Thursday, December 19, 2013

Eating Solid Food


This was a large step for all of us.  At the sixth month, we took Jonah to the doctor’s office and he gave the ok to give Jonah something other than formula.  For some strange reason, we were fired up about this.  It was like the doctor had told us we could now collect $25 with every diaper we changed or something.  Or that we were guaranteed free college for Jonah or that we could all immediately go out for a steak dinner.   We couldn’t control ourselves, mostly because we had no idea what was ahead.

We did know that feeding him more “solid” food translated into more work and more mess, but we didn’t care.  

We just knew it was more!

We were elated that we could now feed Jonah rice cereal at 6:30am.   And then we could switch to oatmeal.  And then to green beans to squash to sweet potatoes and then to carrots.  Yes, Carrots!  And then, the big time.  Yep, we knew that fruit was on the menu and that Jonah was our main customer.  WE COULD NOT WAIT.  We had lost our ever-lovin’ minds.  We had no clue!

The first morning that Jonah was going to dine on rice cereal, I was up about twenty minutes ahead, reading the directions on the rice cereal box like I was responsible for constructing an H-Bomb or something. 

I was focused. 
I was ready. 
I was clueless.

About the time I had the bottle and the rice cereal mixed and ready to go, I heard Jonah’s little grunt from the other room.  He was ready, too. 

I decided to leave his pajamas on because I thought that he’d be cold when I fed him.  I was thrilled because I put him in the high chair for the first time and affixed the detachable tray with expectation.

As I began feeding him his bottle, I wondered how he was going to eat the food as well.  I didn’t know whether I should give him the bottle first, then the cereal, the cereal first then the bottle or an alternation of the two.  I hadn’t been where a baby had his first bite of real food, so I was in the dark. 

I made it up as I went along.  Like most people, I thought God made airplanes so that mothers and fathers could do the “airplane” thing with the food.  I gave it a try.  I made the sound, moved the spoon full of rice cereal around in an airplane motion, and moved the spoon toward his mouth. 

He was excited, he was motivated, and he was moving when I tried to feed him.   The spoon got to his mouth just in time for Jonah to move his head.  My first attempt at feeding Jonah real food resulted in an ear full of rice cereal.  

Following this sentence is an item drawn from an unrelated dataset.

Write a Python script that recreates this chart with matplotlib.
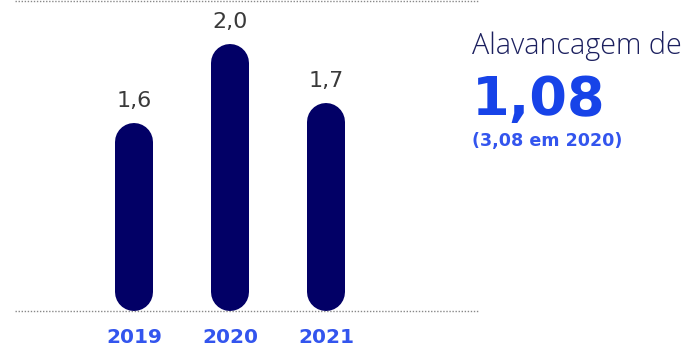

Just because I just spackled Jonah’s ear shut did not mean I was disappointed.  Sure, I could have done it better, but this was our first time.  So I tried it again.  This time, my effort resulted in Jonah snorting a little rice cereal.  I tried it again.  In the hairline.  I tried it again.  Inside his pajamas.  I tried it again.  In his armpit.  I tried it again.  Between his toes. 

So, I tried another method.  I like to call it the bottle-and-stuff method of eating.  Here’s how it goes:  I start Jonah off on the bottle and then quickly take it out of his mouth with my left hand when he begins a good rhythm.  With my right hand, I would stuff a spoon full of rice cereal in his mouth. 

The stuffing is the most important part, requiring the correct force with the correct level of infiltration.  In other words, I needed to gauge how hard I was going to stick the spoon into his open trap while noting how far in the spoon would go.  If I didn’t put it in enough, Jonah wouldn’t eat it.  If I stuck the spoon too far into the mouth, he would gag.  Either way, my boy was going to eat about half of what I prepared. 

Which brings me to a few revelations:

#1:       The boy needs to eat naked from now on.  (If not fully naked, a diaper is the most he should wear).  That first time, I left his pajamas on, and he came out looking like a furry rice ball.  It got all over. 

#2:       Bath time comes after feeding.  Although he could get messy with the bottle, the real food caused minor explosions of food to fly all over.  He didn’t so much eat it as drool it.  Bathing Jonah after he eats is like showering after painting a room—you find paint on body parts that you never thought you’d have paint on.

#3:       This food isn’t really solid food.  I’d never really looked at baby food, but I noticed that no chewing is required.  That’s good, because home-boy only has gums at the moment and those don’t really help with barbecued chicken breast.

#4:       Just because it’s on his face does not mean that I can’t scrape it off and put it back in his mouth.  Same goes for food on his chest, arms and in his belly button.  Waste not, want not.  I had times where I was done with the baby food jar, but I still scraped four or five spoonfuls off of his torso.

At this rate, I needed Jonah’s skin to be able to absorb the rice cereal like a Brazilian tree frog because his mouth was not cooperating.  Jonah was not interested in eating this stuff. 

It wasn’t the bottle or the boob, so he didn’t care about it.